* BEGIN RECORDS FOR THIS EXERCISE *
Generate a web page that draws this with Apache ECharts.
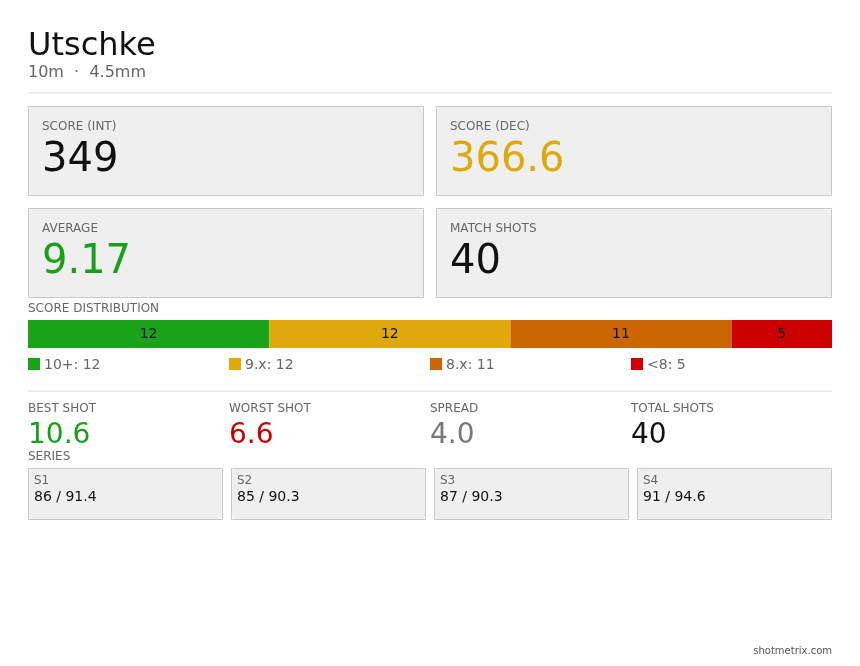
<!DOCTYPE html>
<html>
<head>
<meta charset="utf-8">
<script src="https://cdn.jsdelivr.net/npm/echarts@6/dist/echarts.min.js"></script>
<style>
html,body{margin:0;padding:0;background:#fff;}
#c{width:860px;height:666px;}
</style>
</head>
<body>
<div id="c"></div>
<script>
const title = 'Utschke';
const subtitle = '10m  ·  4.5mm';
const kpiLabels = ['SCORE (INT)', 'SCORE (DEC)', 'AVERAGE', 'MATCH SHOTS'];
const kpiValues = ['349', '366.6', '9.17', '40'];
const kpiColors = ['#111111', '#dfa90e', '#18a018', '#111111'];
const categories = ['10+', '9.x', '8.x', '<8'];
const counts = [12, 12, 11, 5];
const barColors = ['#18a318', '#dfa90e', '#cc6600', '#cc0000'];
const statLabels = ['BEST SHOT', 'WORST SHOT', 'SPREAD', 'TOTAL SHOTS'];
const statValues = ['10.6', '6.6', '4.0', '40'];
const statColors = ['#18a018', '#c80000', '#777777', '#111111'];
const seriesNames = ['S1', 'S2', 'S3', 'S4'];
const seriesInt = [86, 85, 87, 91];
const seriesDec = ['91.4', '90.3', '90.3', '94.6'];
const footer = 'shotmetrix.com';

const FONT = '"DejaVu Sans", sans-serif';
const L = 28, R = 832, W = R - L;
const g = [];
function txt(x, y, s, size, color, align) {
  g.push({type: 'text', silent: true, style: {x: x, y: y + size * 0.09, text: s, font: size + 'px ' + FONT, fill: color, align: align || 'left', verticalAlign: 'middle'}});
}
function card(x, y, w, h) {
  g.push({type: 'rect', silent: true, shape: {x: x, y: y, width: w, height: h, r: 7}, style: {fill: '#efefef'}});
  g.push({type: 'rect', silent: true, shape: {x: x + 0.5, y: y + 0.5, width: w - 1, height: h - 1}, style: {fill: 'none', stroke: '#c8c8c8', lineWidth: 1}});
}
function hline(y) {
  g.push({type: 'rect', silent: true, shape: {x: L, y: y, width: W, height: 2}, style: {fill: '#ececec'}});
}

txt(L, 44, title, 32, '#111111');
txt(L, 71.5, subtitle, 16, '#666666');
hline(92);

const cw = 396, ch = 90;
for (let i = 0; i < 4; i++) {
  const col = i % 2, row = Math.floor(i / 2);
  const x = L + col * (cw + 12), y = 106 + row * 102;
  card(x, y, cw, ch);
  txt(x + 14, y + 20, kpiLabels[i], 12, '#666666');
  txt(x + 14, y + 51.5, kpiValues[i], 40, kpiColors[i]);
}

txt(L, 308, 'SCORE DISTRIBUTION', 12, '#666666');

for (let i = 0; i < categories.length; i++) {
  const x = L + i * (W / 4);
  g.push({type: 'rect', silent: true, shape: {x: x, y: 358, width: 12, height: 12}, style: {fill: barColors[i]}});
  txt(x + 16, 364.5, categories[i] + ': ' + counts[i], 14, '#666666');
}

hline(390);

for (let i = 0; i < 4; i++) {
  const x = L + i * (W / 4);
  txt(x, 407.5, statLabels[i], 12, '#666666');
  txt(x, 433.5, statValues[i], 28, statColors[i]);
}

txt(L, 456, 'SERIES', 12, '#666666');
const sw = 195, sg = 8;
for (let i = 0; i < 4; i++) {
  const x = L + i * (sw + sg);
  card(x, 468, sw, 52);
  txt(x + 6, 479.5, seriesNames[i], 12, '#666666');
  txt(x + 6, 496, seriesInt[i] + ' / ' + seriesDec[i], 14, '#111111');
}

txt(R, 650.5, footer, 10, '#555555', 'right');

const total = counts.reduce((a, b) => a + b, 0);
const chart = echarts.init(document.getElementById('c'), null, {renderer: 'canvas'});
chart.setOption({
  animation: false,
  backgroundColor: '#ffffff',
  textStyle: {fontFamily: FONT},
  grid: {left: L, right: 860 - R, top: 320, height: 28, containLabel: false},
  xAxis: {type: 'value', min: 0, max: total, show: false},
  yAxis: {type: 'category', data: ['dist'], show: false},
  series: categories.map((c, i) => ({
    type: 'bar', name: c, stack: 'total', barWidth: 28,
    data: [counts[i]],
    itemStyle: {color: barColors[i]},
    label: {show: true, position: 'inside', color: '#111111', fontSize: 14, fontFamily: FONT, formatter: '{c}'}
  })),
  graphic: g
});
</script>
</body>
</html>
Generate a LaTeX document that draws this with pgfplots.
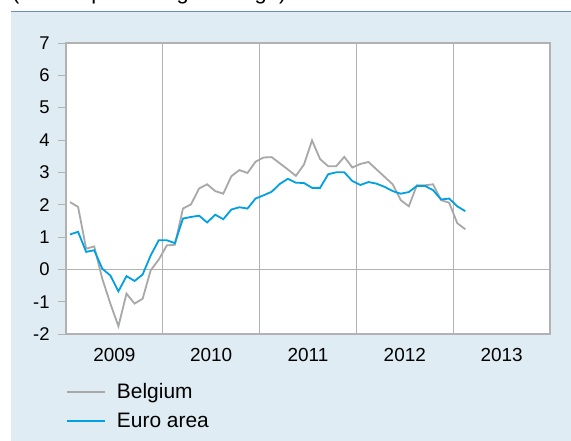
* END RECORDS FOR THIS EXERCISE *
Reproduce each line exactly, please, except for any pictures.

Generate a web page that draws this with Apache ECharts.
<!DOCTYPE html>
<html>
<head>
<meta charset="utf-8">
<script src="https://cdn.jsdelivr.net/npm/echarts@6/dist/echarts.min.js"></script>
<style>
html,body{margin:0;padding:0;background:#fff;}
#c{width:860px;height:666px;}
</style>
</head>
<body>
<div id="c"></div>
<script>
const title = 'Utschke';
const subtitle = '10m  ·  4.5mm';
const kpiLabels = ['SCORE (INT)', 'SCORE (DEC)', 'AVERAGE', 'MATCH SHOTS'];
const kpiValues = ['349', '366.6', '9.17', '40'];
const kpiColors = ['#111111', '#dfa90e', '#18a018', '#111111'];
const categories = ['10+', '9.x', '8.x', '<8'];
const counts = [12, 12, 11, 5];
const barColors = ['#18a318', '#dfa90e', '#cc6600', '#cc0000'];
const statLabels = ['BEST SHOT', 'WORST SHOT', 'SPREAD', 'TOTAL SHOTS'];
const statValues = ['10.6', '6.6', '4.0', '40'];
const statColors = ['#18a018', '#c80000', '#777777', '#111111'];
const seriesNames = ['S1', 'S2', 'S3', 'S4'];
const seriesInt = [86, 85, 87, 91];
const seriesDec = ['91.4', '90.3', '90.3', '94.6'];
const footer = 'shotmetrix.com';

const FONT = '"DejaVu Sans", sans-serif';
const L = 28, R = 832, W = R - L;
const g = [];
function txt(x, y, s, size, color, align) {
  g.push({type: 'text', silent: true, style: {x: x, y: y + size * 0.09, text: s, font: size + 'px ' + FONT, fill: color, align: align || 'left', verticalAlign: 'middle'}});
}
function card(x, y, w, h) {
  g.push({type: 'rect', silent: true, shape: {x: x, y: y, width: w, height: h, r: 7}, style: {fill: '#efefef'}});
  g.push({type: 'rect', silent: true, shape: {x: x + 0.5, y: y + 0.5, width: w - 1, height: h - 1}, style: {fill: 'none', stroke: '#c8c8c8', lineWidth: 1}});
}
function hline(y) {
  g.push({type: 'rect', silent: true, shape: {x: L, y: y, width: W, height: 2}, style: {fill: '#ececec'}});
}

txt(L, 44, title, 32, '#111111');
txt(L, 71.5, subtitle, 16, '#666666');
hline(92);

const cw = 396, ch = 90;
for (let i = 0; i < 4; i++) {
  const col = i % 2, row = Math.floor(i / 2);
  const x = L + col * (cw + 12), y = 106 + row * 102;
  card(x, y, cw, ch);
  txt(x + 14, y + 20, kpiLabels[i], 12, '#666666');
  txt(x + 14, y + 51.5, kpiValues[i], 40, kpiColors[i]);
}

txt(L, 308, 'SCORE DISTRIBUTION', 12, '#666666');

for (let i = 0; i < categories.length; i++) {
  const x = L + i * (W / 4);
  g.push({type: 'rect', silent: true, shape: {x: x, y: 358, width: 12, height: 12}, style: {fill: barColors[i]}});
  txt(x + 16, 364.5, categories[i] + ': ' + counts[i], 14, '#666666');
}

hline(390);

for (let i = 0; i < 4; i++) {
  const x = L + i * (W / 4);
  txt(x, 407.5, statLabels[i], 12, '#666666');
  txt(x, 433.5, statValues[i], 28, statColors[i]);
}

txt(L, 456, 'SERIES', 12, '#666666');
const sw = 195, sg = 8;
for (let i = 0; i < 4; i++) {
  const x = L + i * (sw + sg);
  card(x, 468, sw, 52);
  txt(x + 6, 479.5, seriesNames[i], 12, '#666666');
  txt(x + 6, 496, seriesInt[i] + ' / ' + seriesDec[i], 14, '#111111');
}

txt(R, 650.5, footer, 10, '#555555', 'right');

const total = counts.reduce((a, b) => a + b, 0);
const chart = echarts.init(document.getElementById('c'), null, {renderer: 'canvas'});
chart.setOption({
  animation: false,
  backgroundColor: '#ffffff',
  textStyle: {fontFamily: FONT},
  grid: {left: L, right: 860 - R, top: 320, height: 28, containLabel: false},
  xAxis: {type: 'value', min: 0, max: total, show: false},
  yAxis: {type: 'category', data: ['dist'], show: false},
  series: categories.map((c, i) => ({
    type: 'bar', name: c, stack: 'total', barWidth: 28,
    data: [counts[i]],
    itemStyle: {color: barColors[i]},
    label: {show: true, position: 'inside', color: '#111111', fontSize: 14, fontFamily: FONT, formatter: '{c}'}
  })),
  graphic: g
});
</script>
</body>
</html>
Generate a LaTeX document that draws this with pgfplots.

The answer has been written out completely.